15. For all these reasons I find that the Tribunal’s determination cannot stand and must be set aside. In view of the fact that it was not its findings of fact as such that have been challenged, but rather what it did with those findings, I consider that it will simply be for the Upper Tribunal, in re-making the decision, to undertake its own proportionality assessment in accordance with the guidance in MF (Nigeria) [2013] EWCA Civ 1192. I do not agree with Ms King’s submission that the appeal needs to be fully re-heard but consider that it can proceed largely by way of further submissions from both parties.
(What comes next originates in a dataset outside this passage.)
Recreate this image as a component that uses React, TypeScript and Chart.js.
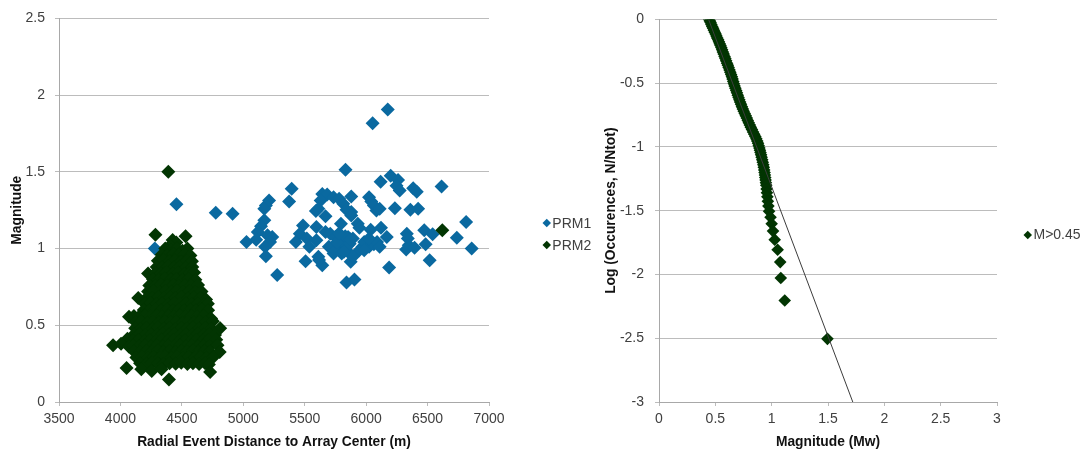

It will be helpful to be provided with further evidence relating to the appellant’s current circumstances, in particular to his immigration status and his relationships, and to that extent, therefore, it may well be appropriate to hear limited oral evidence.
16. I make the following directions for the resumed hearing.
Directions
(a) No later than ten days before the date of the next hearing, any additional documentary evidence relied upon by either party, including, where possible, evidence of the appellant’s immigration status in the United Kingdom and evidence relating to subsisting relationships, to be filed with this Tribunal and served on the opposing party.
(b) The appellant or his representatives are to file with the Tribunal and serve upon the respondent a consolidated, indexed and paginated bundle containing all documentary evidence relied upon.
(c) In respect of any witness who is to be called to give oral evidence there must be a witness statement drawn in sufficient detail to stand as evidence in chief filed with the Tribunal and served upon the respondent.
(d) The appellant’s representatives are to file with the Tribunal and serve upon the other party a skeleton argument setting out all lines of argument to be pursued at the hearing.